◆ **Exercise instructions**
Report all lines from the entries below in which "this" appears.
─── Input material
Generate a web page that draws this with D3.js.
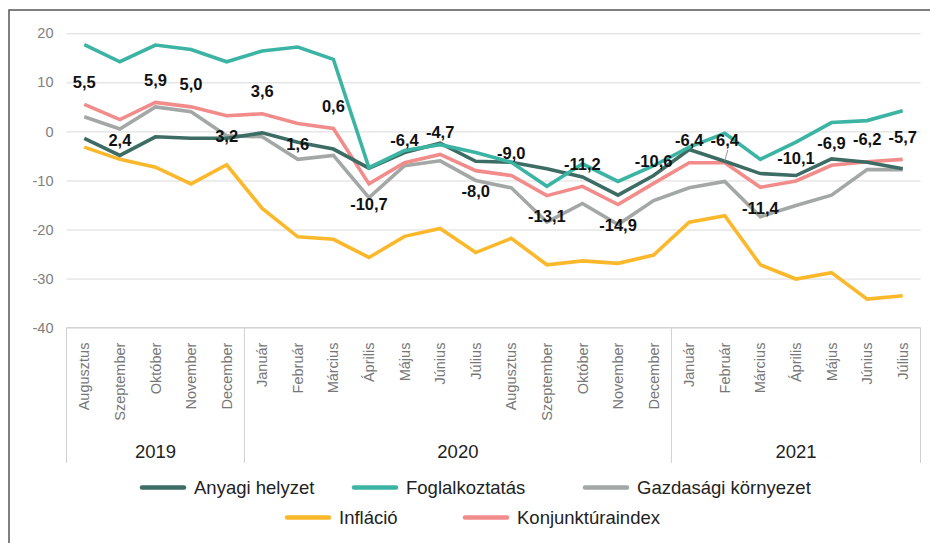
──────
─── Input material
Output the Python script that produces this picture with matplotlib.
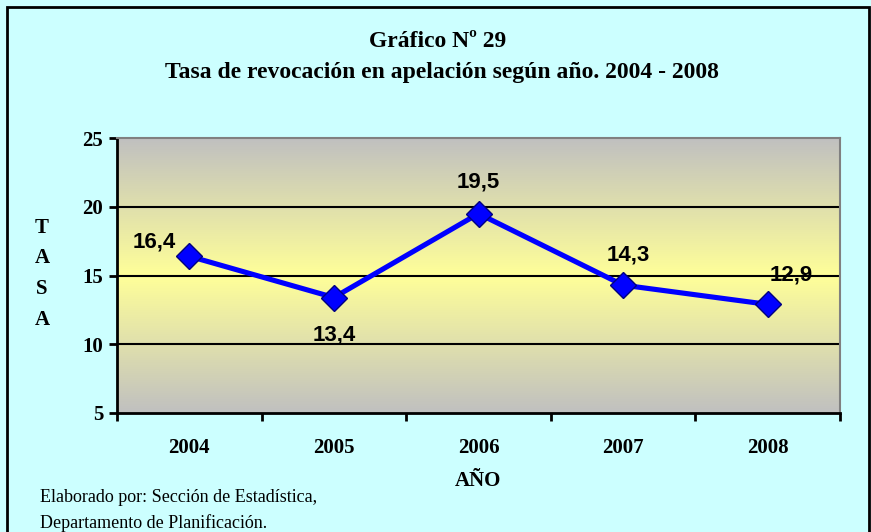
──────
─── Input material
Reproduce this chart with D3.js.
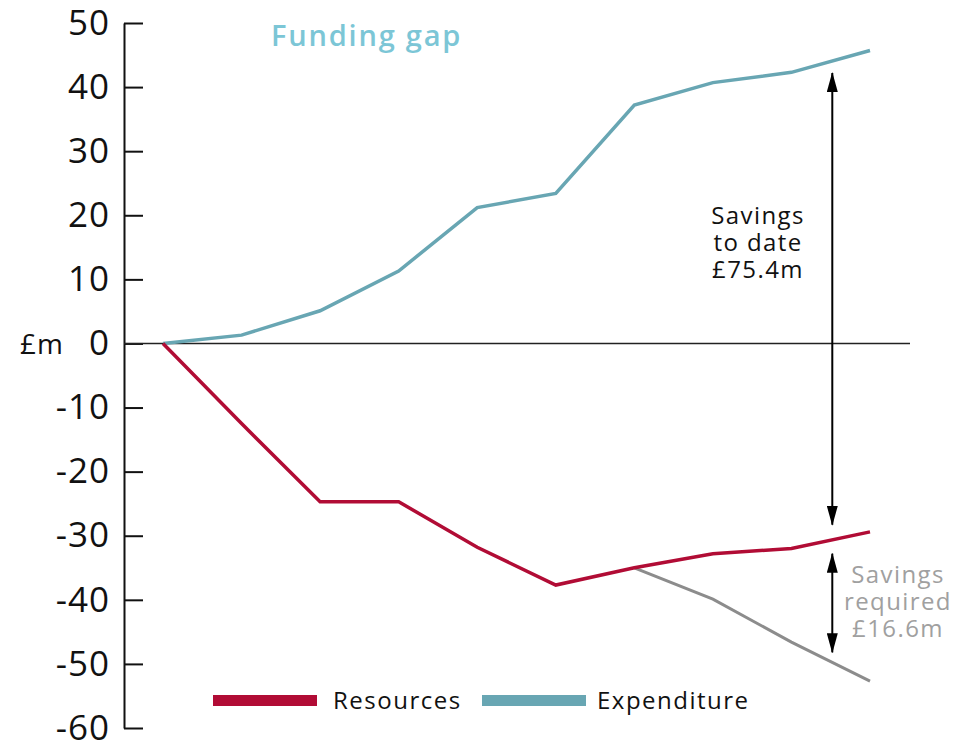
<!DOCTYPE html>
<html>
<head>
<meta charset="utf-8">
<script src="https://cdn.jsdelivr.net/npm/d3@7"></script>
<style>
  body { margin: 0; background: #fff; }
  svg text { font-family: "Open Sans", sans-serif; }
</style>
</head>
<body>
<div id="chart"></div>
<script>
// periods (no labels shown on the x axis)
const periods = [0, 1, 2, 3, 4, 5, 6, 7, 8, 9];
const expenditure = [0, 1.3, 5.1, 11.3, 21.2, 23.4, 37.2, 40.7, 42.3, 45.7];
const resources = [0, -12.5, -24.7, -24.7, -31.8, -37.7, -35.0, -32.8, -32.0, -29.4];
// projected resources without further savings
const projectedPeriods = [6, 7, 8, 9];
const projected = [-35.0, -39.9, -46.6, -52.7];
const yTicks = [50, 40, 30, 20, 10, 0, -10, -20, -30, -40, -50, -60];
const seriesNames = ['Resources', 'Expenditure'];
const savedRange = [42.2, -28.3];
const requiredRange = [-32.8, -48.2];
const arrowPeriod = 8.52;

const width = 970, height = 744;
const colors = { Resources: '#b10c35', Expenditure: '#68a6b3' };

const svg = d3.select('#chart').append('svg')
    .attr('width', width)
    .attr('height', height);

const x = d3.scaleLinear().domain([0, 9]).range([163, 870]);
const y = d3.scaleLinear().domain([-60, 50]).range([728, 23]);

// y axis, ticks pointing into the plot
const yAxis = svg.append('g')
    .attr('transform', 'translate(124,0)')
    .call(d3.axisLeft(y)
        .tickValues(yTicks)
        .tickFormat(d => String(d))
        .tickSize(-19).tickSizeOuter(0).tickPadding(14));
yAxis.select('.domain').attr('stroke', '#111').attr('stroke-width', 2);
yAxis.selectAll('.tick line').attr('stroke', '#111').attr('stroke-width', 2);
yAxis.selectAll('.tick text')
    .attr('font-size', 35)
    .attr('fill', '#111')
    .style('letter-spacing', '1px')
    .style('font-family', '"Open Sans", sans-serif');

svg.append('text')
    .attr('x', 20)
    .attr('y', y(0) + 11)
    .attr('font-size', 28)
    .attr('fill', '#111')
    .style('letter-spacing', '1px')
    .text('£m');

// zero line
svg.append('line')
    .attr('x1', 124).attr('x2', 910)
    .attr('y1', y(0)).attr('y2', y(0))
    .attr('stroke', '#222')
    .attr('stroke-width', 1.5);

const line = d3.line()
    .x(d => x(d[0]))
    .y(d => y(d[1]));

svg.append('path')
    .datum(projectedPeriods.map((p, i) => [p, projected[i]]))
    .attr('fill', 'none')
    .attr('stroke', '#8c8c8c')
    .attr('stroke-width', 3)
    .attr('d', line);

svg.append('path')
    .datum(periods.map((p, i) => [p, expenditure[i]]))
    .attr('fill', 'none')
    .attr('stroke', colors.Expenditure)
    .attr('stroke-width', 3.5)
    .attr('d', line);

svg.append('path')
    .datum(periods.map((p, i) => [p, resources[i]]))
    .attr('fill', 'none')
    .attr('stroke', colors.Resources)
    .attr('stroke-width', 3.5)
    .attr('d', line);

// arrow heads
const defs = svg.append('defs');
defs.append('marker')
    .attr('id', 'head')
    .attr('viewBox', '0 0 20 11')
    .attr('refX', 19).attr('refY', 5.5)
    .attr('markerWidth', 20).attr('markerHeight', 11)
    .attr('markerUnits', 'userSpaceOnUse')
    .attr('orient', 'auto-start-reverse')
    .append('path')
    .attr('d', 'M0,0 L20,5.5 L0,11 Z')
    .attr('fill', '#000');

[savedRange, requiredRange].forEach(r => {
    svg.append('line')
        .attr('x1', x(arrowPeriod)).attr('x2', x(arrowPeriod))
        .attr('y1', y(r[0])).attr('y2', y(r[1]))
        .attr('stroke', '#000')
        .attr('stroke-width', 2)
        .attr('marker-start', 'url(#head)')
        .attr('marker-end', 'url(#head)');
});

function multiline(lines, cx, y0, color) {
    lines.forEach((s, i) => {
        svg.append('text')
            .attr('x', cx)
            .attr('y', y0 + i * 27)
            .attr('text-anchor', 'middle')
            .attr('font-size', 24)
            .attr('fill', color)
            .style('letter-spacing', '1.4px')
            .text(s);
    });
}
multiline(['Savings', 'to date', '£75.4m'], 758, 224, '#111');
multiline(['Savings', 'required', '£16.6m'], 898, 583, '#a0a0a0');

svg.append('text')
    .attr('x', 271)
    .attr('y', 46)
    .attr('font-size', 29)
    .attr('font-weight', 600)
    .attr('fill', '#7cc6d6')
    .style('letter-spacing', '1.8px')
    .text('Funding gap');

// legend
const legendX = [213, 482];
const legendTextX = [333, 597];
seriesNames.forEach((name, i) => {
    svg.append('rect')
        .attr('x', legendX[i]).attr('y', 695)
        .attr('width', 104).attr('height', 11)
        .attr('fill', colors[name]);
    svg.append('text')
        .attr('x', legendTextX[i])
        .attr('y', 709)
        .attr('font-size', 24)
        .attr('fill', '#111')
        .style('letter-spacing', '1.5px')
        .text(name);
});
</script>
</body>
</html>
──────
◆ **Written solution**
Generate a web page that draws this with D3.js.
Output the Python script that produces this picture with matplotlib.
Reproduce this chart with D3.js.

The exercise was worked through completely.